Das iBook reist natürlich mit nach Bayreuth und das Hotel wurde natürlich nach W-LAN-Aspekten gewählt und die Digitalkamera ist natürlich ab Abflug Hamburg im Anschlag, aber ich weiß trotzdem nicht, ob hier in den nächsten drei Tagen was passieren wird oder ob ich stattdessen so vom Haus Wahnfried ergriffen sein werde, dass ich erst Samstag wieder poste. Kiek mol wedder in. Oder lest meinen Eintrag vom 26. Juli vergangenen Jahres, wo ich mich bereits sehnsüchtig nach Bayreuth verzehrt habe, nicht ahnend, dass ich nur ein Jahr später wieder da sein werden würde (wollen gehabt getan).

9 Antworten:

  1. Mein Neid ist Ihnen sicher, Frau Gröner. Und auf Ihre Meinung zum “Tristan” mit Häschen bin ich mächtig gespannt. Der “Tristan” ist ja mein absoluter Favorit, den könnte ich ganztags hören.

  2. Tipp: Machen Sie ein Foto im Festspielhaus, schon allein, weil’s verboten ist! Viel Spaß!

  3. Huhu aus München .. ich lese schon länger Dein Blog.. kompliment es macht immer mehr Spaß .. Wollte nur mal zu Deinem Bayreuth Ausflug anmerken …
    Wenn Du eine Chance hast in den Orchestergraben hineinzuschauen, tu es .. Viele der Musiker sitzen da bei den Aufführungen in lockersten Freizeitkleidung und schmunzeln über die gestylten Promis .. Ich kenn eine Horde von den Wagnersöldnern aus Leipzig ( Gewandhausorchester ) .. extrem gute Bezahlung, wenn auch nicht als Orchester eingespielt und da will man es ja bei der Arbeit bequem haben, gell … Kontraste.. Kontraste.. viel Spaß beim Genießen !! Stephan

  4. wow, viel freude und eine unvergessliche auffuehrung!!
    mamo

  5. Viel Spaß!!!!
    Ein bisschen neidisch bin ich ja…

  6. @Modeste
    Tristan mit Häschen?
    Wenn das der Herr Schlingensief liest …
    Das Häschen verwest im Parsifal.

  7. Da bin ich richtig neidisch!

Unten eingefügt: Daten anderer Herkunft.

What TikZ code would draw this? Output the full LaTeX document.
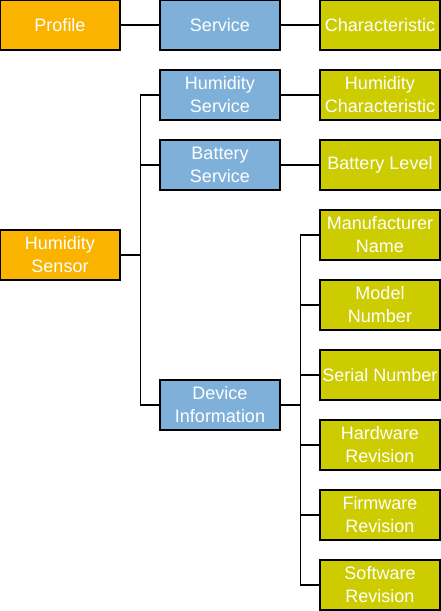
\documentclass[tikz,border=0pt]{standalone}
\usepackage{fontspec}
\setmainfont{Liberation Sans}
\usepackage{tikz}
\usetikzlibrary{positioning}
\definecolor{profileorange}{RGB}{250,180,0}
\definecolor{serviceblue}{RGB}{126,176,218}
\definecolor{charolive}{RGB}{204,204,0}

\begin{document}
\begin{tikzpicture}[x=1pt, y=-1pt, line width=1.2pt,
    box/.style={draw=black, minimum width=120pt, minimum height=50pt, inner sep=0pt,
      align=center, text=white, font=\fontsize{18pt}{23pt}\selectfont},
    profilebox/.style={box, fill=profileorange},
    servicebox/.style={box, fill=serviceblue},
    charbox/.style={box, fill=charolive}]
  \useasboundingbox (0,0) rectangle (441,611);

  % Legend row
  \node[profilebox] (profile) at (60,25) {Profile};
  \node[servicebox] (service) at (220,25) {Service};
  \node[charbox] (characteristic) at (380,25) {Characteristic};
  \draw (profile) -- (service);
  \draw (service) -- (characteristic);

  % Sensor profile
  \node[profilebox] (sensor) at (60,255) {Humidity\\Sensor};

  % Services
  \node[servicebox] (humsvc) at (220,95) {Humidity\\Service};
  \node[servicebox] (battsvc) at (220,165) {Battery\\Service};
  \node[servicebox] (devinfo) at (220,405) {Device\\Information};
  \foreach \svc in {humsvc, battsvc, devinfo} {
    \draw (sensor.east) -- ++(20,0) |- (\svc.west);
  }

  % Characteristics of the first two services
  \node[charbox] (humchar) at (380,95) {Humidity\\Characteristic};
  \node[charbox] (battlevel) at (380,165) {Battery Level};
  \draw (humsvc) -- (humchar);
  \draw (battsvc) -- (battlevel);

  % Device information characteristics
  \foreach \name/\y/\label in {manuf/235/Manufacturer\\Name, model/305/Model\\Number,
      serial/375/Serial Number, hardware/445/Hardware\\Revision,
      firmware/515/Firmware\\Revision, software/585/Software\\Revision} {
    \node[charbox] (\name) at (380,\y) {\label};
    \draw (devinfo.east) -- ++(20,0) |- (\name.west);
  }
\end{tikzpicture}
\end{document}
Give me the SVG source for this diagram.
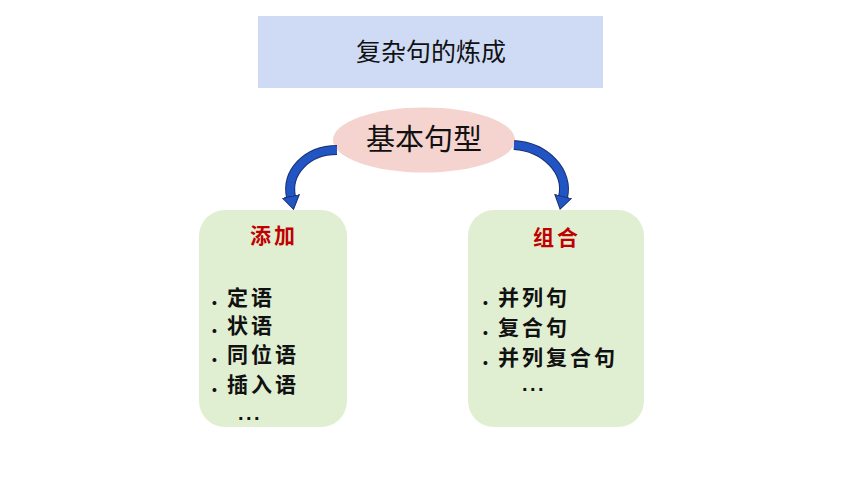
<svg xmlns="http://www.w3.org/2000/svg" width="860" height="484" viewBox="0 0 860 484">
<style>
text{font-family:"Noto Sans CJK SC","Noto Sans",sans-serif;}
.title{font-size:25px;fill:#111;text-anchor:middle;}
.core{font-size:29px;fill:#111;text-anchor:middle;}
.head{font-size:21px;font-weight:bold;fill:#c00000;text-anchor:middle;letter-spacing:3px;}
.item{font-size:21px;font-weight:bold;fill:#111;letter-spacing:3px;}
.dots{font-family:"Liberation Sans",Arial,sans-serif;font-size:20px;font-weight:bold;fill:#111;letter-spacing:2.5px;}
.box{fill:#e0efd2;}
.band-o{fill:none;stroke:#1b2f70;stroke-width:10;}
.band{fill:none;stroke:#2155c4;stroke-width:8;}
</style>
<defs>
<marker id="ah" viewBox="0 0 14 18" refX="1" refY="9" markerWidth="14" markerHeight="18" markerUnits="userSpaceOnUse" orient="auto">
<path d="M0.5,0.5 L13.5,9 L0.5,17.5 z" fill="#2155c4" stroke="#1b2f70" stroke-width="1"/>
</marker>
</defs>
<rect width="860" height="484" fill="#ffffff"/>
<g id="title">
<rect x="258" y="16" width="345" height="72" fill="#cfdbf5"/>
<text class="title" x="431" y="61">复杂句的炼成</text>
</g>
<g id="core">
<ellipse cx="424" cy="140" rx="91" ry="32.5" fill="#f5d3cf"/>
<text class="core" x="424" y="150">基本句型</text>
</g>
<g id="add">
<rect class="box" x="199" y="210" width="148" height="217" rx="26" ry="26"/>
<text class="head" x="274" y="243">添加</text>
<text class="item" x="211" y="305">.<tspan x="227">定语</tspan></text>
<text class="item" x="211" y="333">.<tspan x="227">状语</tspan></text>
<text class="item" x="211" y="362">.<tspan x="227">同位语</tspan></text>
<text class="item" x="211" y="392">.<tspan x="227">插入语</tspan></text>
<text class="dots" x="238" y="420">...</text>
</g>
<g id="combine">
<rect class="box" x="468" y="210" width="176" height="217" rx="26" ry="26"/>
<text class="head" x="557" y="245">组合</text>
<text class="item" x="482" y="305">.<tspan x="498">并列句</tspan></text>
<text class="item" x="482" y="335">.<tspan x="498">复合句</tspan></text>
<text class="item" x="482" y="365">.<tspan x="498">并列复合句</tspan></text>
<text class="dots" x="522" y="391">...</text>
</g>
<g id="connectors">
<path class="band-o" d="M337 150 C306 150 286 173 291 197"/>
<path class="band" d="M337 150 C306 150 286 173 291 197" marker-end="url(#ah)"/>
<path class="band-o" d="M514 145 C546 147 569 172 563 197"/>
<path class="band" d="M514 145 C546 147 569 172 563 197" marker-end="url(#ah)"/>
</g>
</svg>
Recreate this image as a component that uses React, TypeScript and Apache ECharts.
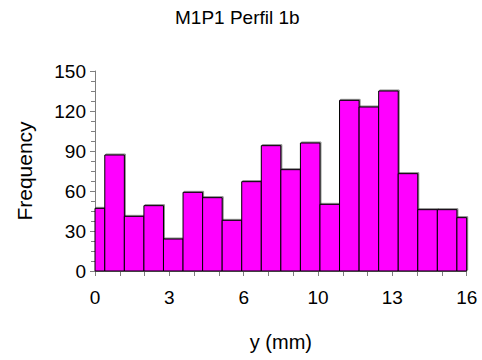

Stand eben gerade vor der Kasse und hab versucht für morgen ne Karte zu bekommen. -Naja, vielleicht bekomm ich für nächste Woche eine… Bevor ich hier in Bayreuth mit dem Studium fertig bin sollte ich doch wenigstens einmal was sehen…

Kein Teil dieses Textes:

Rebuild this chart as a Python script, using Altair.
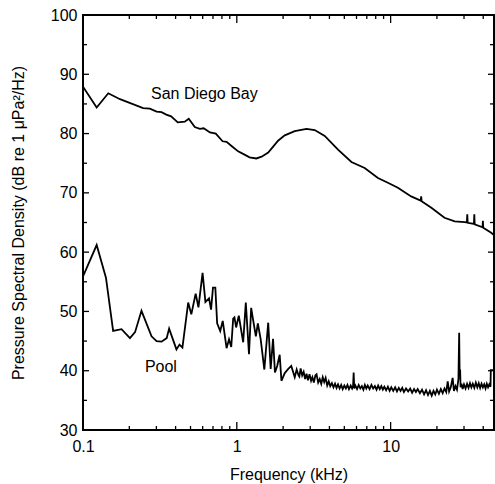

    Falls du noch Programm suchst: Kennst du die Wagner-Parodien im Steingräber Hoftheater?
    Hojotoho und “Seelige Öde auf sonniger Höh” (mein Lieblingsstück) sind recht lustig.

  8. Unbedingt nicht vergessen: nach Sanspareil fahren!
    Oder wieder Franke sagt: “Sannsbaarail”!

    Der Felsengarten ist wirklich schön!

  9. Auch ich zucke ein wenig mit den Mundwinkeln, wäre ich doch auch gern da. Aber ich bin nicht neidisch und gönn’s Ihnen von Herzen! Ich find’ – abgesehen von der Ouvertüre und Isoldes Liebestod – Parsifal und Tannhäuser noch großartiger, aber nichts destoweniger: Grad in Bayreuth selbst würd’ ich’s gern mal sehen. Viel Spaß!